─── DATA EXCERPT ───

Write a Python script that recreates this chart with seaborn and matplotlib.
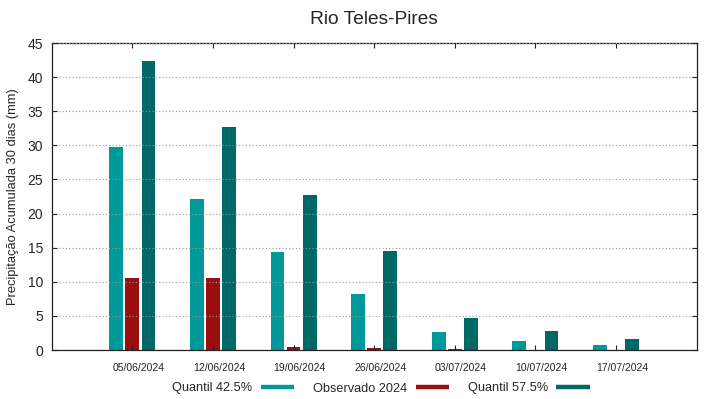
import pandas as pd
import seaborn as sns
import matplotlib
matplotlib.use("Agg")
import matplotlib.pyplot as plt
import matplotlib.transforms as mtransforms
from matplotlib.lines import Line2D

datas = ["05/06/2024", "12/06/2024", "19/06/2024", "26/06/2024",
         "03/07/2024", "10/07/2024", "17/07/2024"]
quantil_425 = [29.7, 22.2, 14.3, 8.2, 2.7, 1.25, 0.75]
observado_2024 = [10.6, 10.5, 0.5, 0.3, 0.2, 0.0, 0.0]
quantil_575 = [42.4, 32.7, 22.8, 14.5, 4.7, 2.8, 1.6]
series = ["Quantil 42.5%", "Observado 2024", "Quantil 57.5%"]
cores = ["#009999", "#990e0e", "#006866"]

df = pd.DataFrame({
    "data": datas * 3,
    "valor": quantil_425 + observado_2024 + quantil_575,
    "serie": [series[0]] * 7 + [series[1]] * 7 + [series[2]] * 7,
})

sns.set_style("white")
plt.rcParams["font.family"] = ["Liberation Sans", "DejaVu Sans"]

fig = plt.figure(figsize=(7.19, 3.99), dpi=100)
ax = fig.add_axes([0.0719, 0.1228, 0.8971, 0.7692])

sns.barplot(data=df, x="data", y="valor", hue="serie", hue_order=series,
            palette=cores, width=0.6, gap=0.15, saturation=1, linewidth=0,
            legend=False, ax=ax)

ax.set_xlim(-1, 7)
ax.set_ylim(0, 45)
ax.set_yticks(range(0, 50, 5))
ax.set_xlabel("")
ax.set_ylabel("Precipitação Acumulada 30 dias (mm)", fontsize=9.3, labelpad=6)
ax.set_title("Rio Teles-Pires", fontsize=13.8, pad=14)

for s in ax.spines.values():
    s.set_visible(True)
    s.set_color("#222222")
    s.set_linewidth(0.9)

ax.yaxis.grid(True, linestyle=(0, (1, 2)), color="#999999", linewidth=0.8)
ax.set_axisbelow(False)
ax.tick_params(axis="y", which="major", direction="in", length=3.5, width=0.8,
               color="#222222", left=True, right=True, labelsize=10, pad=6)
ax.tick_params(axis="x", which="major", direction="in", length=3.5, width=0.8,
               color="#222222", bottom=True, top=True, labelsize=7.5, pad=9)

# rotulos do eixo x ficam um pouco a direita do tick, como no original
desloc = mtransforms.ScaledTranslation(6 / 100, 0, fig.dpi_scale_trans)
for lab in ax.get_xticklabels():
    lab.set_transform(lab.get_transform() + desloc)

alcas = [Line2D([0], [0], color=c, lw=3.2, solid_capstyle="butt") for c in cores]
fig.legend(alcas, series, loc="center", bbox_to_anchor=(381 / 719, 1 - 388.5 / 399),
           ncol=3, frameon=False, markerfirst=False, fontsize=9.2,
           handlelength=2.6, handletextpad=0.65, columnspacing=1.5)

fig.savefig("out.png", dpi=100)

───

[WHAT IS ASKED]: Take every line above carrying "matplotlib" and return it.

[SOLVED EXERCISE]:
Write a Python script that recreates this chart with seaborn and matplotlib.
import matplotlib
matplotlib.use("Agg")
import matplotlib.pyplot as plt
import matplotlib.transforms as mtransforms
from matplotlib.lines import Line2D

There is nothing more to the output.